I recently returned from a conference held outside Boston, Massachussetts, entitled "Cultivating Compassion". It was a gathering arranged by Spiritual Directors International. There were spiritual directors, and others interested in the life of prayer, from many different faith traditions, and from many places around the world.
One of my learnings at the conference, which I have been been making an effort to put into practice in my daily life, comes from the Tibetan Buddhist tradition. The Youtube clip I have inserted above is of Pema Chodron a teacher from Nova Scotia, who explains the practice very well.
It is called Tong Lin. As I understand it, Tong Lin is a kind of prayer that is meant to cultivate compassion within us, by increasing our awareness of the suffering of others.
In the last few days, when I have found myself in a conversation, or situation, in which I knew that the other person was suffering some hardship, or difficulty, or sadness, as I have listened to them, I have also been doing this practice.
As I breathe in, I have imagined myself accepting their pain and suffering. (I tell myself that I am passing this suffering on to God, who is the source of all compassion and comfort and healing.)

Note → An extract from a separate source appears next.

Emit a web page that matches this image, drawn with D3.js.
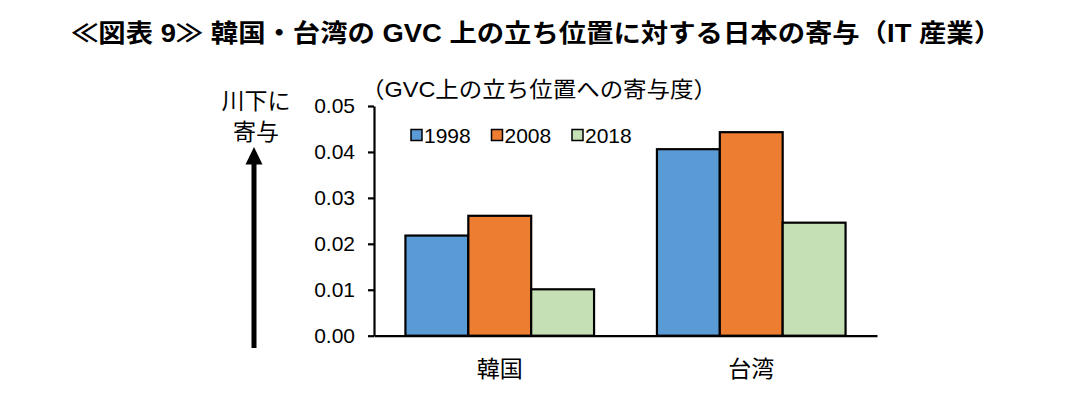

As I breathe out, I do so with the intention to direct love, and peace towards the person I am with. My understanding is that the Spirit of God is like an endless stream of love, that desires to flow through each of us, out towards others.
I cannot speak to the effect this has on the other person. My hope and prayer is that they feel relief, and feel heard, and loved.
What I can say is that this prayerful practice seems to soften me from the inside, and open my awareness of the condition of the people I am with.
When this practice was being taught at the conference, I was wondering about how to connect it to the idea of Jesus' self-giving, and his willingness to participate in, and take on the sufferings of the world. I wonder if this kind of practice can help me better understand what it might mean for me to "take up my cross" as a follower of Jesus.